§ Task brief:
Leave the pictures out. Return all other data exactly.

§ Recorded information:

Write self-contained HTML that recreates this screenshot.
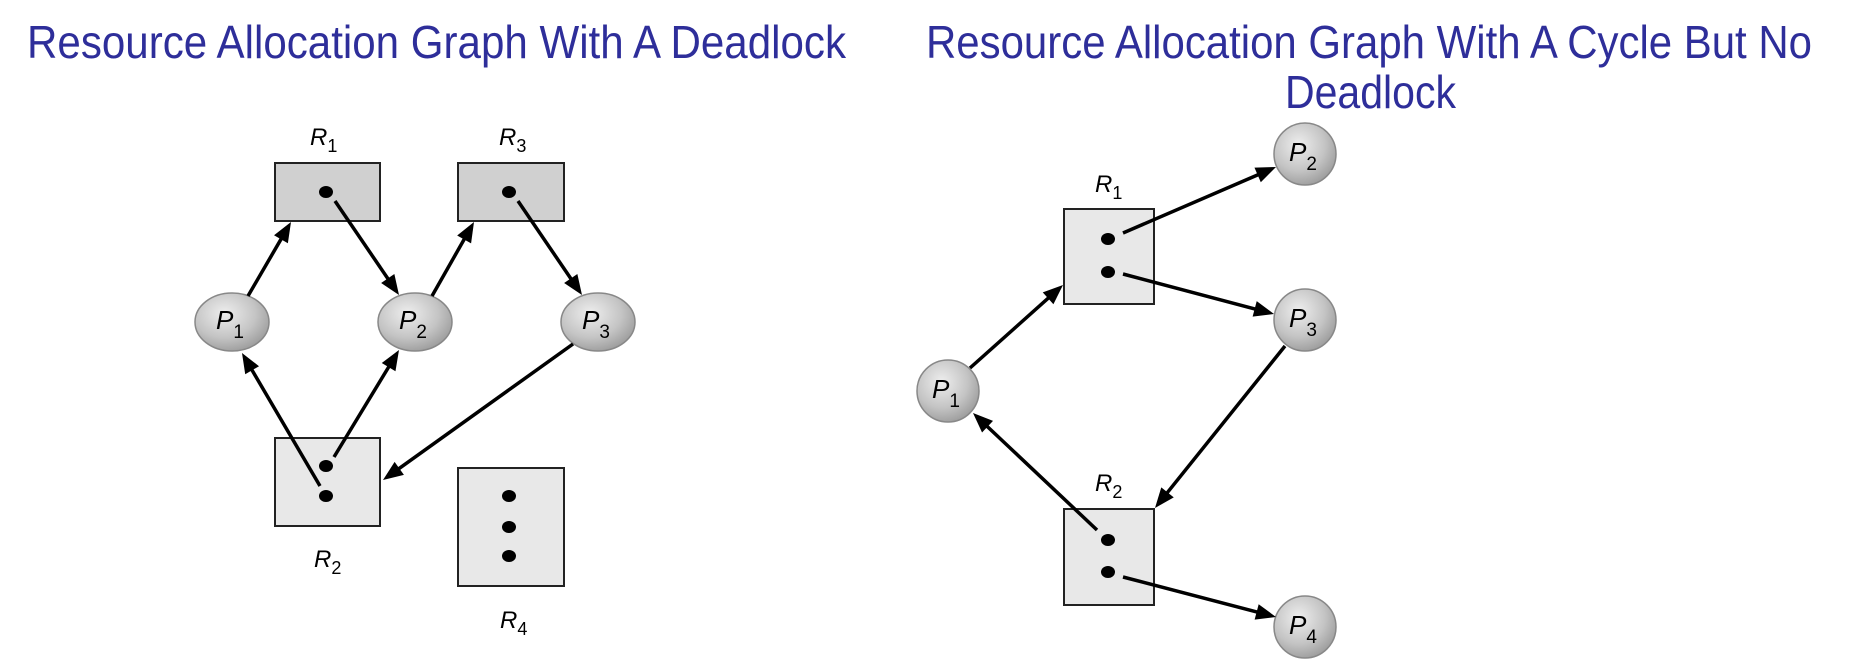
<!DOCTYPE html>
<html><head><meta charset="utf-8"><style>
html,body{margin:0;padding:0;background:#fff;}
svg{display:block;}
.t{font-family:"Liberation Sans",sans-serif;fill:#2e2e9a;font-size:46px;}
.l{font-family:"Liberation Sans",sans-serif;font-style:italic;fill:#000;}
</style></head><body>
<svg id="s" width="1853" height="661" viewBox="0 0 1853 661" xmlns="http://www.w3.org/2000/svg">
<defs>
<radialGradient id="g" cx="0.4" cy="0.35" r="0.7">
<stop offset="0" stop-color="#eeeeee"/><stop offset="0.6" stop-color="#c4c4c4"/><stop offset="1" stop-color="#9a9a9a"/>
</radialGradient>
</defs>
<text class="t" x="27" y="58" textLength="819" lengthAdjust="spacingAndGlyphs">Resource Allocation Graph With A Deadlock</text>
<text class="t" x="926" y="58" textLength="886" lengthAdjust="spacingAndGlyphs">Resource Allocation Graph With A Cycle But No</text>
<text class="t" x="1285" y="108" textLength="171" lengthAdjust="spacingAndGlyphs">Deadlock</text>
<g id="marks"></g>
</svg>
<script>
const ns="http://www.w3.org/2000/svg";
const g=document.getElementById('marks');
function mk(tag,attrs){const e=document.createElementNS(ns,tag);for(const k in attrs)e.setAttribute(k,attrs[k]);g.appendChild(e);return e;}
const boxes=[
["R1-left",275,380,163,221,"#d0d0d0",[[326,192]]],
["R3-left",458,564,163,221,"#d0d0d0",[[509,192]]],
["R2-left",275,380,438,526,"#e8e8e8",[[326,466],[326,496]]],
["R4-left",458,564,468,586,"#e8e8e8",[[509,496],[509,527],[509,556]]],
["R1-right",1064,1154,209,304,"#e8e8e8",[[1108,239],[1108,272]]],
["R2-right",1064,1154,509,605,"#e8e8e8",[[1108,540],[1108,572]]]
];
const procs=[
["P1-left",232,322,37,29,"1"],["P2-left",415,322,37,29,"2"],["P3-left",598,322,37,29,"3"],
["P1-right",948,391,31,31,"1"],["P2-right",1305,154,31,31,"2"],["P3-right",1305,320,31,31,"3"],["P4-right",1305,627,31,31,"4"]
];
const rlabels=[["1",324,145],["3",513,145],["2",328,567],["4",514,628],["1",1109,192],["2",1109,491]];
const edges=[
[248,296,291,222],[335,201,399,295],[432,296,474,222],[518,201,582,295],
[320,486,242,353],[334,457,399,350],[573,344,383,480],
[970,368,1063,285],[1123,233,1276,167],[1123,274,1274,314],[1285,346,1155,508],
[1097,530,973,413],[1123,577,1276,617]
];
boxes.forEach(b=>{
 const r=mk('rect',{x:b[1],y:b[3],width:b[2]-b[1],height:b[4]-b[3],fill:b[5],stroke:'#222','stroke-width':2});
 
 
 b[6].forEach(d=>{const c=mk('ellipse',{cx:d[0],cy:d[1],rx:7,ry:6,fill:'#000'});
  
  });
});
procs.forEach(p=>{
 const e=mk('ellipse',{cx:p[1],cy:p[2],rx:p[3],ry:p[4],fill:'url(#g)',stroke:'#888','stroke-width':1.5});
 
 
 const t=mk('text',{class:'l',x:p[1]-16,y:p[2]+7,'font-size':26});
 
 
 t.innerHTML='P<tspan font-style="normal" font-size="19" dy="9">'+p[5]+'</tspan>';
});
rlabels.forEach(l=>{
 const t=mk('text',{class:'l',x:l[1]-14,y:l[2],'font-size':24});
 
 
 t.innerHTML='R<tspan font-style="normal" font-size="18" dy="7">'+l[0]+'</tspan>';
});
edges.forEach(e=>{
 const [x1,y1,x2,y2]=e;const dx=x2-x1,dy=y2-y1,L=Math.hypot(dx,dy),ux=dx/L,uy=dy/L;
 const hl=20,hw=8;const bx=x2-ux*hl,by=y2-uy*hl;
 const ln=mk('line',{x1:x1,y1:y1,x2:bx+ux*2,y2:by+uy*2,stroke:'#000','stroke-width':3.5});
 
 
 const h=mk('polygon',{points:`${x2},${y2} ${bx-uy*hw},${by+ux*hw} ${bx+uy*hw},${by-ux*hw}`,fill:'#000'});
 
 
});
</script>
</body></html>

§ The reply:
Write self-contained HTML that recreates this screenshot.
<!DOCTYPE html>
<html><head><meta charset="utf-8"><style>
html,body{margin:0;padding:0;background:#fff;}
svg{display:block;}
.t{font-family:"Liberation Sans",sans-serif;fill:#2e2e9a;font-size:46px;}
.l{font-family:"Liberation Sans",sans-serif;font-style:italic;fill:#000;}
</style></head><body>
<svg id="s" width="1853" height="661" viewBox="0 0 1853 661" xmlns="http://www.w3.org/2000/svg">
<defs>
<radialGradient id="g" cx="0.4" cy="0.35" r="0.7">
<stop offset="0" stop-color="#eeeeee"/><stop offset="0.6" stop-color="#c4c4c4"/><stop offset="1" stop-color="#9a9a9a"/>
</radialGradient>
</defs>
<text class="t" x="27" y="58" textLength="819" lengthAdjust="spacingAndGlyphs">Resource Allocation Graph With A Deadlock</text>
<text class="t" x="926" y="58" textLength="886" lengthAdjust="spacingAndGlyphs">Resource Allocation Graph With A Cycle But No</text>
<text class="t" x="1285" y="108" textLength="171" lengthAdjust="spacingAndGlyphs">Deadlock</text>
<g id="marks"></g>
</svg>
<script>
const ns="http://www.w3.org/2000/svg";
const g=document.getElementById('marks');
function mk(tag,attrs){const e=document.createElementNS(ns,tag);for(const k in attrs)e.setAttribute(k,attrs[k]);g.appendChild(e);return e;}
const boxes=[
["R1-left",275,380,163,221,"#d0d0d0",[[326,192]]],
["R3-left",458,564,163,221,"#d0d0d0",[[509,192]]],
["R2-left",275,380,438,526,"#e8e8e8",[[326,466],[326,496]]],
["R4-left",458,564,468,586,"#e8e8e8",[[509,496],[509,527],[509,556]]],
["R1-right",1064,1154,209,304,"#e8e8e8",[[1108,239],[1108,272]]],
["R2-right",1064,1154,509,605,"#e8e8e8",[[1108,540],[1108,572]]]
];
const procs=[
["P1-left",232,322,37,29,"1"],["P2-left",415,322,37,29,"2"],["P3-left",598,322,37,29,"3"],
["P1-right",948,391,31,31,"1"],["P2-right",1305,154,31,31,"2"],["P3-right",1305,320,31,31,"3"],["P4-right",1305,627,31,31,"4"]
];
const rlabels=[["1",324,145],["3",513,145],["2",328,567],["4",514,628],["1",1109,192],["2",1109,491]];
const edges=[
[248,296,291,222],[335,201,399,295],[432,296,474,222],[518,201,582,295],
[320,486,242,353],[334,457,399,350],[573,344,383,480],
[970,368,1063,285],[1123,233,1276,167],[1123,274,1274,314],[1285,346,1155,508],
[1097,530,973,413],[1123,577,1276,617]
];
boxes.forEach(b=>{
 const r=mk('rect',{x:b[1],y:b[3],width:b[2]-b[1],height:b[4]-b[3],fill:b[5],stroke:'#222','stroke-width':2});
 
 
 b[6].forEach(d=>{const c=mk('ellipse',{cx:d[0],cy:d[1],rx:7,ry:6,fill:'#000'});
  
  });
});
procs.forEach(p=>{
 const e=mk('ellipse',{cx:p[1],cy:p[2],rx:p[3],ry:p[4],fill:'url(#g)',stroke:'#888','stroke-width':1.5});
 
 
 const t=mk('text',{class:'l',x:p[1]-16,y:p[2]+7,'font-size':26});
 
 
 t.innerHTML='P<tspan font-style="normal" font-size="19" dy="9">'+p[5]+'</tspan>';
});
rlabels.forEach(l=>{
 const t=mk('text',{class:'l',x:l[1]-14,y:l[2],'font-size':24});
 
 
 t.innerHTML='R<tspan font-style="normal" font-size="18" dy="7">'+l[0]+'</tspan>';
});
edges.forEach(e=>{
 const [x1,y1,x2,y2]=e;const dx=x2-x1,dy=y2-y1,L=Math.hypot(dx,dy),ux=dx/L,uy=dy/L;
 const hl=20,hw=8;const bx=x2-ux*hl,by=y2-uy*hl;
 const ln=mk('line',{x1:x1,y1:y1,x2:bx+ux*2,y2:by+uy*2,stroke:'#000','stroke-width':3.5});
 
 
 const h=mk('polygon',{points:`${x2},${y2} ${bx-uy*hw},${by+ux*hw} ${bx+uy*hw},${by-ux*hw}`,fill:'#000'});
 
 
});
</script>
</body></html>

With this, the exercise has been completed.